- St. Þorlákskirkja in Reyðarfjörður
- St. Thorlak Church
- 65°02′16″N 14°13′55″W﻿ / ﻿65.037886°N 14.231973°W
- Location: Reyðarfjörður
- Country: Iceland
- Denomination: Roman Catholic Church

= St. Thorlak Church =

The St. Thorlak Church (Kirkja St. Þorlák) is a Catholic church in Kapúsínaklaustrið á Kollaleiru, in the town of Reyðarfjörður, Austurland, Iceland. The church is in the Diocese of Reykjavík.

== History ==
The wooden bones of the church were built in Slovakia, then disassembled and shipped to Iceland. Local bishop (also from Slovakia) called for the help of volunteers in Hriňová. The church was built and then assembled in Reyðarfjörður by the help of volunteers and their donations of the material as well.
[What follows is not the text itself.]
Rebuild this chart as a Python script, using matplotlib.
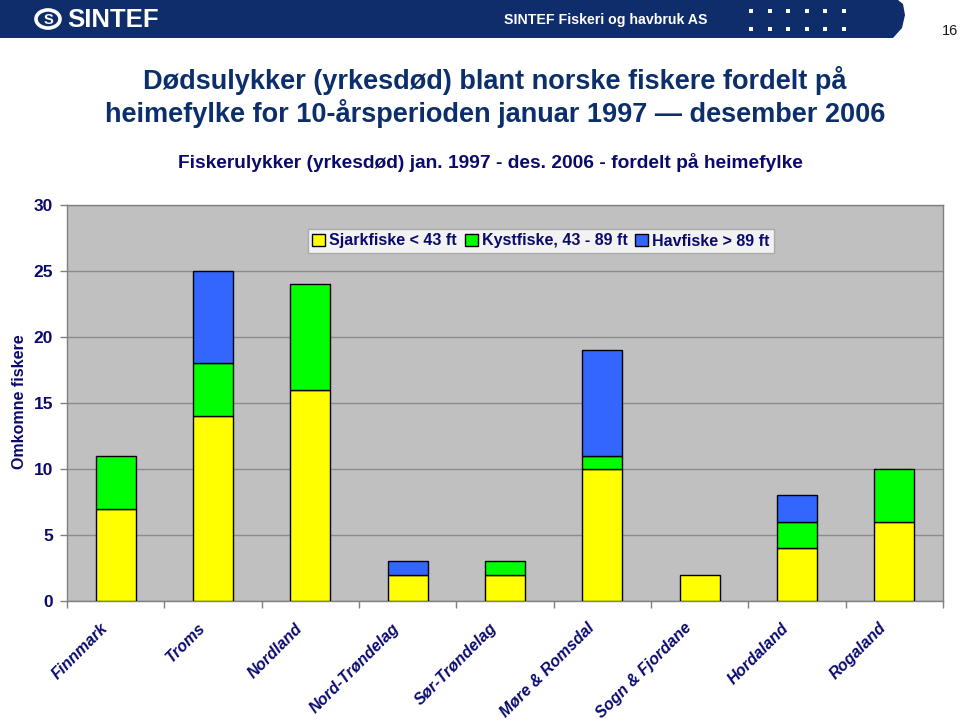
import matplotlib
matplotlib.use("Agg")
import matplotlib.pyplot as plt
import matplotlib.patches as mpatches
import matplotlib.transforms as mtransforms
import numpy as np

plt.rcParams['font.family'] = ['Liberation Sans', 'DejaVu Sans']

categories = ["Finnmark", "Troms", "Nordland", "Nord-Trøndelag", "Sør-Trøndelag",
              "Møre & Romsdal", "Sogn & Fjordane", "Hordaland", "Rogaland"]
sjark = [7, 14, 16, 2, 2, 10, 2, 4, 6]
kyst = [4, 4, 8, 0, 1, 1, 0, 2, 4]
hav = [0, 7, 0, 1, 0, 8, 0, 2, 0]
series_names = ["Sjarkfiske < 43 ft", "Kystfiske, 43 - 89 ft", "Havfiske > 89 ft"]
series_colors = ["#FFFF00", "#00FF00", "#3366FF"]
yticks = [0, 5, 10, 15, 20, 25, 30]

title = "Dødsulykker (yrkesdød) blant norske fiskere fordelt på\nheimefylke for 10-årsperioden januar 1997 \u2014 desember 2006"
subtitle = "Fiskerulykker (yrkesdød) jan. 1997 - des. 2006 - fordelt på heimefylke"
ylabel = "Omkomne fiskere"

W, H = 960, 724
fig = plt.figure(figsize=(W / 100, H / 100), dpi=100)
fig.patch.set_facecolor("white")

def fx(px):
    return px / W

def fy(py):
    return 1 - py / H

# Header bar
hdr_col = "#0F2D6B"
hx = [0, 898, 903, 905, 902, 893, 0]
hy = [0, 0, 4, 15, 28, 38, 38]
fig.patches.append(mpatches.Polygon([(fx(a), fy(b)) for a, b in zip(hx, hy)],
                                    closed=True, transform=fig.transFigure,
                                    facecolor=hdr_col, edgecolor="none"))
# logo
fig.patches.append(mpatches.Circle((fx(48), fy(19)), 0.0125, transform=fig.transFigure,
                                   facecolor="none", edgecolor="white", linewidth=2.6))
fig.text(fx(48), fy(19.5), "S", color="white", fontsize=10.5, fontweight="bold",
         ha="center", va="center")
fig.text(fx(67), fy(20), "SINTEF", color="white", fontsize=18.5, fontweight="bold",
         ha="left", va="center")
fig.text(fx(707), fy(20), "SINTEF Fiskeri og havbruk AS", color="white", fontsize=10.2,
         fontweight="bold", ha="right", va="center")
for row in (11, 29):
    for i in range(6):
        xx = 749 + i * 18.5
        fig.patches.append(mpatches.Rectangle((fx(xx), fy(row + 2)), fx(4), 4 / H,
                                              transform=fig.transFigure,
                                              facecolor="white", edgecolor="none"))
fig.text(fx(950), fy(31), "16", color="#1a1a1a", fontsize=10.5, ha="center", va="center")

# Titles
fig.text(fx(495), fy(97), title, color="#0C2F6B", fontsize=19.5, fontweight="bold",
         ha="center", va="center", linespacing=1.2)
fig.text(fx(490), fy(162), subtitle, color="#0A0A6E", fontsize=13.8, fontweight="bold",
         ha="center", va="center")

# Axes
ax = fig.add_axes([fx(67), fy(601), fx(943) - fx(67), (601 - 205) / H])
ax.set_facecolor("#C0C0C0")
x = np.arange(len(categories))
bw = 0.41
ax.bar(x, sjark, bw, color=series_colors[0], edgecolor="black", linewidth=1, zorder=3)
ax.bar(x, kyst, bw, bottom=sjark, color=series_colors[1], edgecolor="black",
       linewidth=1, zorder=3)
bottom2 = [a + b for a, b in zip(sjark, kyst)]
ax.bar(x, hav, bw, bottom=bottom2, color=series_colors[2], edgecolor="black",
       linewidth=1, zorder=3)
for r in ax.patches:
    if r.get_height() == 0:
        r.set_visible(False)

ax.set_xlim(-0.5, len(categories) - 0.5)
ax.set_ylim(0, 30)
ax.set_yticks(yticks)
ax.yaxis.grid(True, color="#8C8C8C", linewidth=1, zorder=1)
ax.set_axisbelow(True)
for s in ax.spines.values():
    s.set_color("#808080")
    s.set_linewidth(1)

navy = "#0A0A6E"
ax.tick_params(axis="y", length=5, width=1, color="#808080", labelsize=12.5,
               labelcolor=navy, pad=5)
for lab in ax.get_yticklabels():
    lab.set_fontweight("bold")

ax.set_xticks(x)
ax.set_xticks(np.arange(-0.5, len(categories) + 0.5, 1), minor=True)
ax.tick_params(axis="x", which="major", length=0, pad=14)
ax.tick_params(axis="x", which="minor", length=5, width=1, color="#808080")
ax.set_xticklabels(categories, rotation=45, ha="right", va="top", fontsize=11.5,
                   fontweight="bold", fontstyle="italic", color=navy)
offset = mtransforms.ScaledTranslation(-5 / 100, 0, fig.dpi_scale_trans)
for lab in ax.get_xticklabels():
    lab.set_transform(lab.get_transform() + offset)

fig.text(fx(20), fy(402), ylabel, rotation=90, color=navy, fontsize=11.5,
         fontweight="bold", ha="center", va="center")

handles = [mpatches.Patch(facecolor=c, edgecolor="black", linewidth=1) for c in series_colors]
leg = ax.legend(handles, series_names, loc="center", bbox_to_anchor=(fx(541), fy(241)),
                bbox_transform=fig.transFigure, ncol=3, frameon=True, fancybox=False,
                fontsize=11.5, handlelength=0.8, handleheight=0.8, handletextpad=0.25,
                columnspacing=0.5, borderpad=0.3, borderaxespad=0)
leg.get_frame().set_edgecolor("#A0A0A0")
leg.get_frame().set_linewidth(1)
for t in leg.get_texts():
    t.set_color(navy)
    t.set_fontweight("bold")

fig.savefig("out.png", dpi=100)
Slovaks, Poles and others working in Iceland volunteered their weekends to construct the church in place.

==Namesake==
The church was dedicated to Þorlákur Þórhallsson (anglicized as Thorlak Thorhallsson), known in the church as Saint Thorlak. He was an Icelandic Catholic religious who founded the first Augustinian monastery in Iceland. His relics in the church of Skálholt were looted during the Protestant Reformation. His status as the patron saint of Iceland was recognized by Pope John Paul II in 1984, almost 800 years after his death.